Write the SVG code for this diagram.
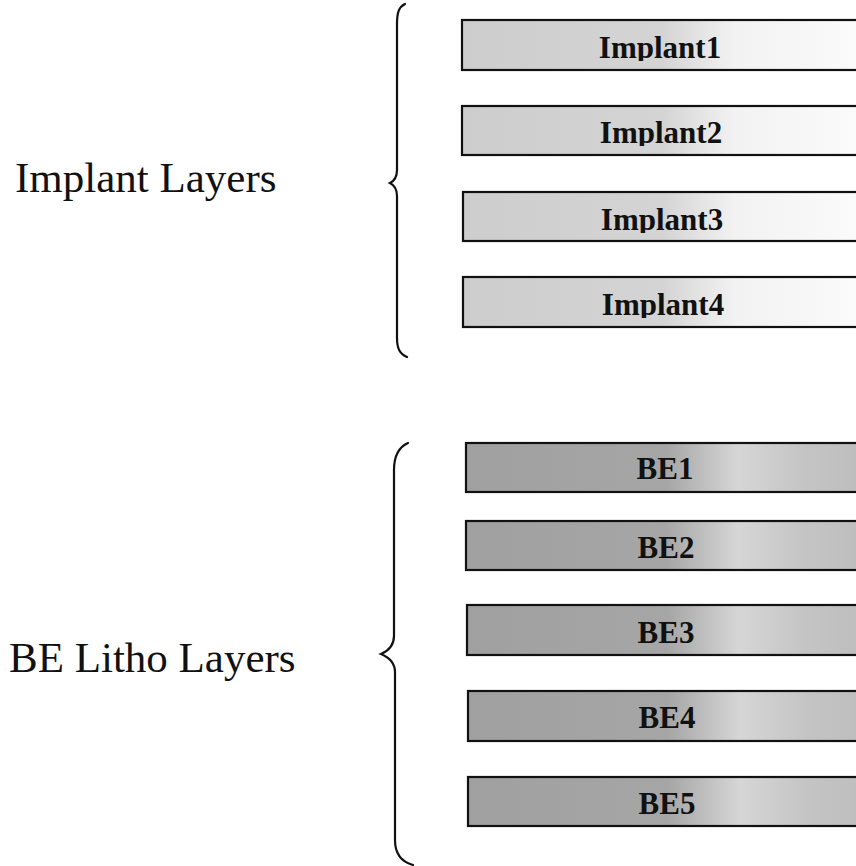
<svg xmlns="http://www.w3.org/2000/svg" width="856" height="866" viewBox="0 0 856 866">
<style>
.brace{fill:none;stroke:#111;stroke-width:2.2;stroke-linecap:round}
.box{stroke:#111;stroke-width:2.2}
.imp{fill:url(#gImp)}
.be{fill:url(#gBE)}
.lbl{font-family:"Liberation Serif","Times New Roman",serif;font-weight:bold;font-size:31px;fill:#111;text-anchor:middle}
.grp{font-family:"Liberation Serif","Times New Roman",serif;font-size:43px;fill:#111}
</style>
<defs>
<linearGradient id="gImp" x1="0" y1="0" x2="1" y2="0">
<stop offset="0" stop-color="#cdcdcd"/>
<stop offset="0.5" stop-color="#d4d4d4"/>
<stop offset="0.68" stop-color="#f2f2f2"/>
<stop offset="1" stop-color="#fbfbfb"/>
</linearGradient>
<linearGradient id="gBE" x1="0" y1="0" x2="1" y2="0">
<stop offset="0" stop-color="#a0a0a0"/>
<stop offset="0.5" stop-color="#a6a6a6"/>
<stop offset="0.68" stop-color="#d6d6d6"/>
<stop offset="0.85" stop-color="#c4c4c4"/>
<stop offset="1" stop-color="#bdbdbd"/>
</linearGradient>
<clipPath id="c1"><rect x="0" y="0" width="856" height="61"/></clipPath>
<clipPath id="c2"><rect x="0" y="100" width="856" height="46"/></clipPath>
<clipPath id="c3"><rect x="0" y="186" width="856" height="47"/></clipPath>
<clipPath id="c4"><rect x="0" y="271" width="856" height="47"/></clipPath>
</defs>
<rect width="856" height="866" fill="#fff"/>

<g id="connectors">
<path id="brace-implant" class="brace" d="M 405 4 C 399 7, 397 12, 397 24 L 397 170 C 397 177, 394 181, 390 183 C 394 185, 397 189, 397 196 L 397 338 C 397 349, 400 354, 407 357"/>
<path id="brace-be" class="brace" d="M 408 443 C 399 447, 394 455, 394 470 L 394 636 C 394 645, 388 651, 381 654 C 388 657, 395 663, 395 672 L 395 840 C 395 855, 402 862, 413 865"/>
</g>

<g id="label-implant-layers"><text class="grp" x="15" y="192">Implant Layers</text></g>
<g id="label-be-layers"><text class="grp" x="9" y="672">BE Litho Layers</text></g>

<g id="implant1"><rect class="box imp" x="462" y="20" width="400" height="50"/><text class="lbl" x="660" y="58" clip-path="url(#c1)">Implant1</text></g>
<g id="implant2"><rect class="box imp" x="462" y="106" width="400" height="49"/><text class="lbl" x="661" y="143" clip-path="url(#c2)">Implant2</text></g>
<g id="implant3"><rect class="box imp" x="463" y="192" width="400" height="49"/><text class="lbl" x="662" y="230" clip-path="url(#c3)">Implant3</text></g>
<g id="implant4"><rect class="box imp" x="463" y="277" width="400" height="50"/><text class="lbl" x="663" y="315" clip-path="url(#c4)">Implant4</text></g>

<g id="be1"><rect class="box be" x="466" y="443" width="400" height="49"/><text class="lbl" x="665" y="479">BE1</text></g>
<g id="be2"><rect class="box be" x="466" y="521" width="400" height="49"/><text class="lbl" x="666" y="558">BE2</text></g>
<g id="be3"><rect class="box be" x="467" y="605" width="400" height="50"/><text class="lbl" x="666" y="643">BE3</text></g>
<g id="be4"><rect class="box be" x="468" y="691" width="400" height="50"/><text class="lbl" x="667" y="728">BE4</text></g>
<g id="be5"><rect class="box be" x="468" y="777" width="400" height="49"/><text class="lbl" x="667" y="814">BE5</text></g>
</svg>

════

## Task
Transcribe the listing above verbatim. Omit the pictures.

## Reply
Write the SVG code for this diagram.
<svg xmlns="http://www.w3.org/2000/svg" width="856" height="866" viewBox="0 0 856 866">
<style>
.brace{fill:none;stroke:#111;stroke-width:2.2;stroke-linecap:round}
.box{stroke:#111;stroke-width:2.2}
.imp{fill:url(#gImp)}
.be{fill:url(#gBE)}
.lbl{font-family:"Liberation Serif","Times New Roman",serif;font-weight:bold;font-size:31px;fill:#111;text-anchor:middle}
.grp{font-family:"Liberation Serif","Times New Roman",serif;font-size:43px;fill:#111}
</style>
<defs>
<linearGradient id="gImp" x1="0" y1="0" x2="1" y2="0">
<stop offset="0" stop-color="#cdcdcd"/>
<stop offset="0.5" stop-color="#d4d4d4"/>
<stop offset="0.68" stop-color="#f2f2f2"/>
<stop offset="1" stop-color="#fbfbfb"/>
</linearGradient>
<linearGradient id="gBE" x1="0" y1="0" x2="1" y2="0">
<stop offset="0" stop-color="#a0a0a0"/>
<stop offset="0.5" stop-color="#a6a6a6"/>
<stop offset="0.68" stop-color="#d6d6d6"/>
<stop offset="0.85" stop-color="#c4c4c4"/>
<stop offset="1" stop-color="#bdbdbd"/>
</linearGradient>
<clipPath id="c1"><rect x="0" y="0" width="856" height="61"/></clipPath>
<clipPath id="c2"><rect x="0" y="100" width="856" height="46"/></clipPath>
<clipPath id="c3"><rect x="0" y="186" width="856" height="47"/></clipPath>
<clipPath id="c4"><rect x="0" y="271" width="856" height="47"/></clipPath>
</defs>
<rect width="856" height="866" fill="#fff"/>

<g id="connectors">
<path id="brace-implant" class="brace" d="M 405 4 C 399 7, 397 12, 397 24 L 397 170 C 397 177, 394 181, 390 183 C 394 185, 397 189, 397 196 L 397 338 C 397 349, 400 354, 407 357"/>
<path id="brace-be" class="brace" d="M 408 443 C 399 447, 394 455, 394 470 L 394 636 C 394 645, 388 651, 381 654 C 388 657, 395 663, 395 672 L 395 840 C 395 855, 402 862, 413 865"/>
</g>

<g id="label-implant-layers"><text class="grp" x="15" y="192">Implant Layers</text></g>
<g id="label-be-layers"><text class="grp" x="9" y="672">BE Litho Layers</text></g>

<g id="implant1"><rect class="box imp" x="462" y="20" width="400" height="50"/><text class="lbl" x="660" y="58" clip-path="url(#c1)">Implant1</text></g>
<g id="implant2"><rect class="box imp" x="462" y="106" width="400" height="49"/><text class="lbl" x="661" y="143" clip-path="url(#c2)">Implant2</text></g>
<g id="implant3"><rect class="box imp" x="463" y="192" width="400" height="49"/><text class="lbl" x="662" y="230" clip-path="url(#c3)">Implant3</text></g>
<g id="implant4"><rect class="box imp" x="463" y="277" width="400" height="50"/><text class="lbl" x="663" y="315" clip-path="url(#c4)">Implant4</text></g>

<g id="be1"><rect class="box be" x="466" y="443" width="400" height="49"/><text class="lbl" x="665" y="479">BE1</text></g>
<g id="be2"><rect class="box be" x="466" y="521" width="400" height="49"/><text class="lbl" x="666" y="558">BE2</text></g>
<g id="be3"><rect class="box be" x="467" y="605" width="400" height="50"/><text class="lbl" x="666" y="643">BE3</text></g>
<g id="be4"><rect class="box be" x="468" y="691" width="400" height="50"/><text class="lbl" x="667" y="728">BE4</text></g>
<g id="be5"><rect class="box be" x="468" y="777" width="400" height="49"/><text class="lbl" x="667" y="814">BE5</text></g>
</svg>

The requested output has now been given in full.